<<<<
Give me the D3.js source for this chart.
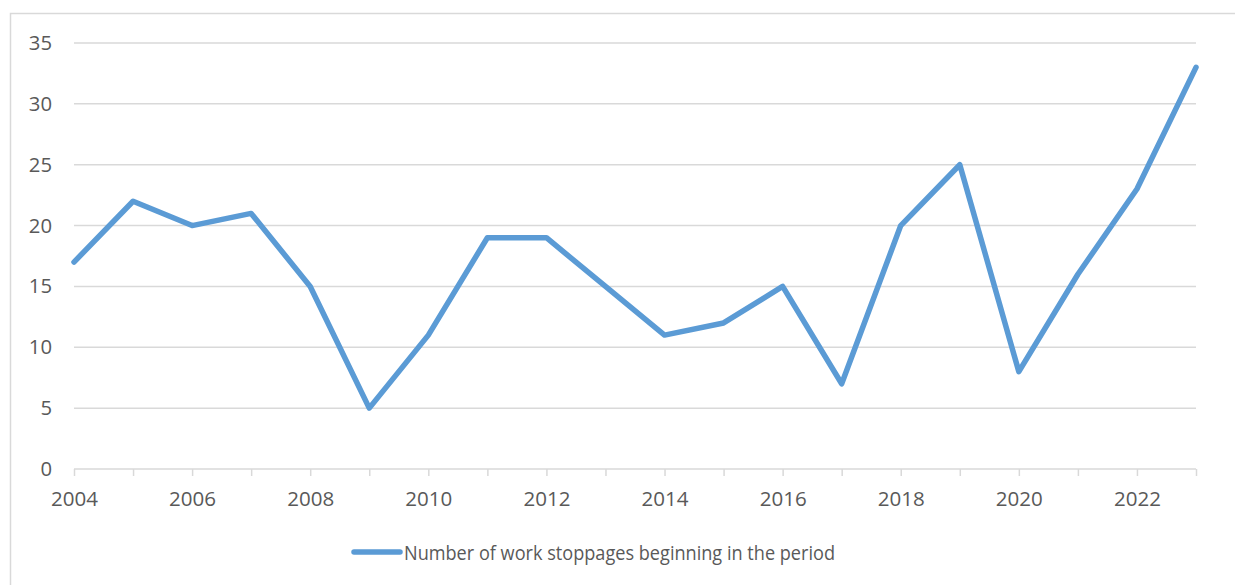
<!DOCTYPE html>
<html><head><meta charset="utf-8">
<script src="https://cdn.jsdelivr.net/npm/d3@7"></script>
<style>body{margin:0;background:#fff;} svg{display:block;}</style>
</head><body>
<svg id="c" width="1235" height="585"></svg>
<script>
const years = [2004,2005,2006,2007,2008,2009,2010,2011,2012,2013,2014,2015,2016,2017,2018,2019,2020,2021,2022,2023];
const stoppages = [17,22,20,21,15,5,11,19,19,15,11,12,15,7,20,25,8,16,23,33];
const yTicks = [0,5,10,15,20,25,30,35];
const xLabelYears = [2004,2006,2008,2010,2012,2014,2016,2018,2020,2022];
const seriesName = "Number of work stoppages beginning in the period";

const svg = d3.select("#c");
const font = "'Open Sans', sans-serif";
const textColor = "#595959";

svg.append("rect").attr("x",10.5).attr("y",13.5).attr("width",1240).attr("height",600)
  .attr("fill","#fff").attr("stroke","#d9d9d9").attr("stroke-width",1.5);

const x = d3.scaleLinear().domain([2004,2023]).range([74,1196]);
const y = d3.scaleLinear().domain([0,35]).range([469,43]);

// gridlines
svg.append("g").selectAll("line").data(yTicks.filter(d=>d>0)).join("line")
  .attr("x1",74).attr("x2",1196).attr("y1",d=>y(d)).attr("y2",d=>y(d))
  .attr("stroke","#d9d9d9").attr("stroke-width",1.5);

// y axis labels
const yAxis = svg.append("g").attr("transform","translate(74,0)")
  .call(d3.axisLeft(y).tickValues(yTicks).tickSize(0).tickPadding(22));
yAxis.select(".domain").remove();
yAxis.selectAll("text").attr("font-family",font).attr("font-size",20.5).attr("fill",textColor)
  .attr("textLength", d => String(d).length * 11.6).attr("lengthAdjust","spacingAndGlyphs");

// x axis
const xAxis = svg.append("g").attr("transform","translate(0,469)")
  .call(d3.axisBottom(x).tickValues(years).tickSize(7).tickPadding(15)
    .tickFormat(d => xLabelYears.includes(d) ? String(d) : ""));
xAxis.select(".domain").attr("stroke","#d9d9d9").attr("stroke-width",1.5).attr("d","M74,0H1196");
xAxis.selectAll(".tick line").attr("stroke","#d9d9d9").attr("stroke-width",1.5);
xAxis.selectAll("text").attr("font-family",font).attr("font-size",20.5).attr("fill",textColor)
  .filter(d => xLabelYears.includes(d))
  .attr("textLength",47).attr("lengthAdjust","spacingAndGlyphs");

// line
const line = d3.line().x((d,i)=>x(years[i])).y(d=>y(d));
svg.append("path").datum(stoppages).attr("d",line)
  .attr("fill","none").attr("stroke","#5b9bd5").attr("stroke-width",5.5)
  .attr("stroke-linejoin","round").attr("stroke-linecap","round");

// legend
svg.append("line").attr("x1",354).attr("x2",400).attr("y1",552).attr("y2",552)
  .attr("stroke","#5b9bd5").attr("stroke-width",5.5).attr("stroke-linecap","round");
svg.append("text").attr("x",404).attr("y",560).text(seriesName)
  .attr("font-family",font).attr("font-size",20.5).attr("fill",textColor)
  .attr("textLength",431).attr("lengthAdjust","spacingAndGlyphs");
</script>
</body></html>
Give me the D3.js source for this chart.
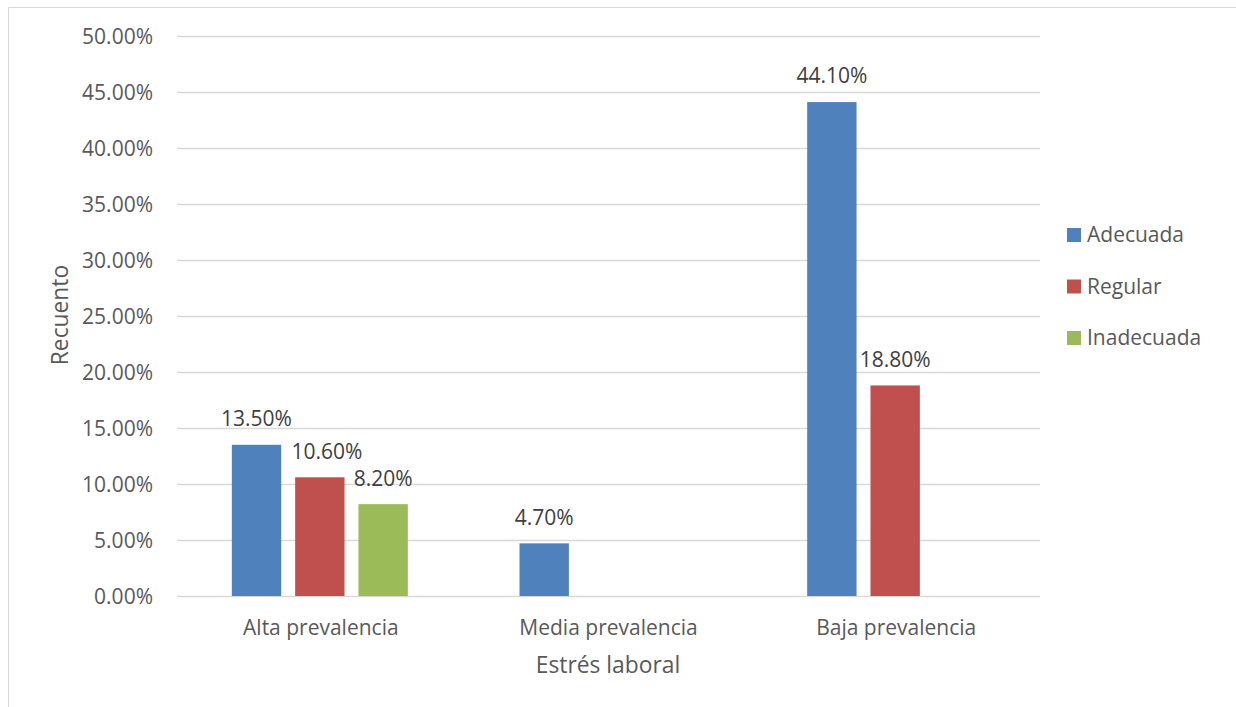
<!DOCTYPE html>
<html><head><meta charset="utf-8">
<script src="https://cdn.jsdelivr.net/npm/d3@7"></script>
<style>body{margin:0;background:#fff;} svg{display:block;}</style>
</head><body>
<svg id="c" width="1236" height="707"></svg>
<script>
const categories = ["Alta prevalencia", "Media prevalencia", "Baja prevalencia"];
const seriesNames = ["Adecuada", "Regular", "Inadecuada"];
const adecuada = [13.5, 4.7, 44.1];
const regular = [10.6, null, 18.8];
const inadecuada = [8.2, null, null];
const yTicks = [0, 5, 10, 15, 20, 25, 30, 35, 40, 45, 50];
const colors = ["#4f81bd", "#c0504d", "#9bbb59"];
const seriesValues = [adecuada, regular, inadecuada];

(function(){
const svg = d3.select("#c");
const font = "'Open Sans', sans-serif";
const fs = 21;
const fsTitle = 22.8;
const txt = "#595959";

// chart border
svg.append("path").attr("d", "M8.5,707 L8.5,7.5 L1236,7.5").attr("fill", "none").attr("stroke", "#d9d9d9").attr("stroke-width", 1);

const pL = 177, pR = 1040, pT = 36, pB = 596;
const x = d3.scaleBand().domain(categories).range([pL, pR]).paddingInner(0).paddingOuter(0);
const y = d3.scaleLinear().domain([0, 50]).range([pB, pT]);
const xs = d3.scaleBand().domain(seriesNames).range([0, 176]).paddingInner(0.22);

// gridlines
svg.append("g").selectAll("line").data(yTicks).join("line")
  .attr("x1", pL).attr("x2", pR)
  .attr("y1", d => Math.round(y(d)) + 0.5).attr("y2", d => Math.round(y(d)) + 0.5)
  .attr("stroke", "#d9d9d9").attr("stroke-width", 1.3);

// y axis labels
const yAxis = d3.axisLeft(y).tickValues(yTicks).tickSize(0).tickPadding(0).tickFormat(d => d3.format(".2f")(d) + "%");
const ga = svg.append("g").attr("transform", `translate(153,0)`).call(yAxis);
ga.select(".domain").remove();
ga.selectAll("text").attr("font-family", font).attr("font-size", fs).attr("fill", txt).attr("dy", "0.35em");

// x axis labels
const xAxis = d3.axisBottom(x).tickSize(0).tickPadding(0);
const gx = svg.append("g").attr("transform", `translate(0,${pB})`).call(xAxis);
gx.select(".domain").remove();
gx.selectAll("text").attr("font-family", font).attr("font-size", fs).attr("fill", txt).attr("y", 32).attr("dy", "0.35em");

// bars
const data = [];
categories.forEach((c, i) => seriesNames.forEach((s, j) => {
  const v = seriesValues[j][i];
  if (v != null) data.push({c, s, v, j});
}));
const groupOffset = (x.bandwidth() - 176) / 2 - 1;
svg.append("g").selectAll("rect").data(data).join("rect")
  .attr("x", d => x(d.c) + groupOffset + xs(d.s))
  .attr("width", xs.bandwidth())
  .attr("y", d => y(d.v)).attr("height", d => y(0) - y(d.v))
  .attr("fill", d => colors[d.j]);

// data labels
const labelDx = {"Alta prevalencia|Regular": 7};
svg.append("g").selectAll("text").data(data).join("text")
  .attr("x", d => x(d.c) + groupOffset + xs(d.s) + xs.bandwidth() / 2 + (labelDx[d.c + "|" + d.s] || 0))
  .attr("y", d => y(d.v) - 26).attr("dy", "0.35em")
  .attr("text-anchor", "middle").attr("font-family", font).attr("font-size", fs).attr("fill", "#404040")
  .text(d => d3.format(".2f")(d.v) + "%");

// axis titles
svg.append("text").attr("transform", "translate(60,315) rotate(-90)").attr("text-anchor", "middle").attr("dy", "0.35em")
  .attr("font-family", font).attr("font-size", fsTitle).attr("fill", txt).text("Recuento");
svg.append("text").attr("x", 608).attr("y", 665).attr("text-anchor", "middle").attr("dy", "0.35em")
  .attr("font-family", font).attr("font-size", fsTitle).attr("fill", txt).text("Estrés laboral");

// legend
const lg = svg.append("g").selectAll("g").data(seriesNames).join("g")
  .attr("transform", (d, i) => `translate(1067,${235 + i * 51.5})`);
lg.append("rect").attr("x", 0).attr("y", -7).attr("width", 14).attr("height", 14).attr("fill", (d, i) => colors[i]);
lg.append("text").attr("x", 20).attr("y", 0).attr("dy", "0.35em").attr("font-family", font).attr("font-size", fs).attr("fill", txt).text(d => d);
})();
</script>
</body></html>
>>>>
(EXERCISE DETAILS) Omit the pictures, then output the rest of the listing exactly.

(EXERCISE OUTPUT)
Give me the D3.js source for this chart.
<!DOCTYPE html>
<html><head><meta charset="utf-8">
<script src="https://cdn.jsdelivr.net/npm/d3@7"></script>
<style>body{margin:0;background:#fff;} svg{display:block;}</style>
</head><body>
<svg id="c" width="1235" height="585"></svg>
<script>
const years = [2004,2005,2006,2007,2008,2009,2010,2011,2012,2013,2014,2015,2016,2017,2018,2019,2020,2021,2022,2023];
const stoppages = [17,22,20,21,15,5,11,19,19,15,11,12,15,7,20,25,8,16,23,33];
const yTicks = [0,5,10,15,20,25,30,35];
const xLabelYears = [2004,2006,2008,2010,2012,2014,2016,2018,2020,2022];
const seriesName = "Number of work stoppages beginning in the period";

const svg = d3.select("#c");
const font = "'Open Sans', sans-serif";
const textColor = "#595959";

svg.append("rect").attr("x",10.5).attr("y",13.5).attr("width",1240).attr("height",600)
  .attr("fill","#fff").attr("stroke","#d9d9d9").attr("stroke-width",1.5);

const x = d3.scaleLinear().domain([2004,2023]).range([74,1196]);
const y = d3.scaleLinear().domain([0,35]).range([469,43]);

// gridlines
svg.append("g").selectAll("line").data(yTicks.filter(d=>d>0)).join("line")
  .attr("x1",74).attr("x2",1196).attr("y1",d=>y(d)).attr("y2",d=>y(d))
  .attr("stroke","#d9d9d9").attr("stroke-width",1.5);

// y axis labels
const yAxis = svg.append("g").attr("transform","translate(74,0)")
  .call(d3.axisLeft(y).tickValues(yTicks).tickSize(0).tickPadding(22));
yAxis.select(".domain").remove();
yAxis.selectAll("text").attr("font-family",font).attr("font-size",20.5).attr("fill",textColor)
  .attr("textLength", d => String(d).length * 11.6).attr("lengthAdjust","spacingAndGlyphs");

// x axis
const xAxis = svg.append("g").attr("transform","translate(0,469)")
  .call(d3.axisBottom(x).tickValues(years).tickSize(7).tickPadding(15)
    .tickFormat(d => xLabelYears.includes(d) ? String(d) : ""));
xAxis.select(".domain").attr("stroke","#d9d9d9").attr("stroke-width",1.5).attr("d","M74,0H1196");
xAxis.selectAll(".tick line").attr("stroke","#d9d9d9").attr("stroke-width",1.5);
xAxis.selectAll("text").attr("font-family",font).attr("font-size",20.5).attr("fill",textColor)
  .filter(d => xLabelYears.includes(d))
  .attr("textLength",47).attr("lengthAdjust","spacingAndGlyphs");

// line
const line = d3.line().x((d,i)=>x(years[i])).y(d=>y(d));
svg.append("path").datum(stoppages).attr("d",line)
  .attr("fill","none").attr("stroke","#5b9bd5").attr("stroke-width",5.5)
  .attr("stroke-linejoin","round").attr("stroke-linecap","round");

// legend
svg.append("line").attr("x1",354).attr("x2",400).attr("y1",552).attr("y2",552)
  .attr("stroke","#5b9bd5").attr("stroke-width",5.5).attr("stroke-linecap","round");
svg.append("text").attr("x",404).attr("y",560).text(seriesName)
  .attr("font-family",font).attr("font-size",20.5).attr("fill",textColor)
  .attr("textLength",431).attr("lengthAdjust","spacingAndGlyphs");
</script>
</body></html>
Give me the D3.js source for this chart.
<!DOCTYPE html>
<html><head><meta charset="utf-8">
<script src="https://cdn.jsdelivr.net/npm/d3@7"></script>
<style>body{margin:0;background:#fff;} svg{display:block;}</style>
</head><body>
<svg id="c" width="1236" height="707"></svg>
<script>
const categories = ["Alta prevalencia", "Media prevalencia", "Baja prevalencia"];
const seriesNames = ["Adecuada", "Regular", "Inadecuada"];
const adecuada = [13.5, 4.7, 44.1];
const regular = [10.6, null, 18.8];
const inadecuada = [8.2, null, null];
const yTicks = [0, 5, 10, 15, 20, 25, 30, 35, 40, 45, 50];
const colors = ["#4f81bd", "#c0504d", "#9bbb59"];
const seriesValues = [adecuada, regular, inadecuada];

(function(){
const svg = d3.select("#c");
const font = "'Open Sans', sans-serif";
const fs = 21;
const fsTitle = 22.8;
const txt = "#595959";

// chart border
svg.append("path").attr("d", "M8.5,707 L8.5,7.5 L1236,7.5").attr("fill", "none").attr("stroke", "#d9d9d9").attr("stroke-width", 1);

const pL = 177, pR = 1040, pT = 36, pB = 596;
const x = d3.scaleBand().domain(categories).range([pL, pR]).paddingInner(0).paddingOuter(0);
const y = d3.scaleLinear().domain([0, 50]).range([pB, pT]);
const xs = d3.scaleBand().domain(seriesNames).range([0, 176]).paddingInner(0.22);

// gridlines
svg.append("g").selectAll("line").data(yTicks).join("line")
  .attr("x1", pL).attr("x2", pR)
  .attr("y1", d => Math.round(y(d)) + 0.5).attr("y2", d => Math.round(y(d)) + 0.5)
  .attr("stroke", "#d9d9d9").attr("stroke-width", 1.3);

// y axis labels
const yAxis = d3.axisLeft(y).tickValues(yTicks).tickSize(0).tickPadding(0).tickFormat(d => d3.format(".2f")(d) + "%");
const ga = svg.append("g").attr("transform", `translate(153,0)`).call(yAxis);
ga.select(".domain").remove();
ga.selectAll("text").attr("font-family", font).attr("font-size", fs).attr("fill", txt).attr("dy", "0.35em");

// x axis labels
const xAxis = d3.axisBottom(x).tickSize(0).tickPadding(0);
const gx = svg.append("g").attr("transform", `translate(0,${pB})`).call(xAxis);
gx.select(".domain").remove();
gx.selectAll("text").attr("font-family", font).attr("font-size", fs).attr("fill", txt).attr("y", 32).attr("dy", "0.35em");

// bars
const data = [];
categories.forEach((c, i) => seriesNames.forEach((s, j) => {
  const v = seriesValues[j][i];
  if (v != null) data.push({c, s, v, j});
}));
const groupOffset = (x.bandwidth() - 176) / 2 - 1;
svg.append("g").selectAll("rect").data(data).join("rect")
  .attr("x", d => x(d.c) + groupOffset + xs(d.s))
  .attr("width", xs.bandwidth())
  .attr("y", d => y(d.v)).attr("height", d => y(0) - y(d.v))
  .attr("fill", d => colors[d.j]);

// data labels
const labelDx = {"Alta prevalencia|Regular": 7};
svg.append("g").selectAll("text").data(data).join("text")
  .attr("x", d => x(d.c) + groupOffset + xs(d.s) + xs.bandwidth() / 2 + (labelDx[d.c + "|" + d.s] || 0))
  .attr("y", d => y(d.v) - 26).attr("dy", "0.35em")
  .attr("text-anchor", "middle").attr("font-family", font).attr("font-size", fs).attr("fill", "#404040")
  .text(d => d3.format(".2f")(d.v) + "%");

// axis titles
svg.append("text").attr("transform", "translate(60,315) rotate(-90)").attr("text-anchor", "middle").attr("dy", "0.35em")
  .attr("font-family", font).attr("font-size", fsTitle).attr("fill", txt).text("Recuento");
svg.append("text").attr("x", 608).attr("y", 665).attr("text-anchor", "middle").attr("dy", "0.35em")
  .attr("font-family", font).attr("font-size", fsTitle).attr("fill", txt).text("Estrés laboral");

// legend
const lg = svg.append("g").selectAll("g").data(seriesNames).join("g")
  .attr("transform", (d, i) => `translate(1067,${235 + i * 51.5})`);
lg.append("rect").attr("x", 0).attr("y", -7).attr("width", 14).attr("height", 14).attr("fill", (d, i) => colors[i]);
lg.append("text").attr("x", 20).attr("y", 0).attr("dy", "0.35em").attr("font-family", font).attr("font-size", fs).attr("fill", txt).text(d => d);
})();
</script>
</body></html>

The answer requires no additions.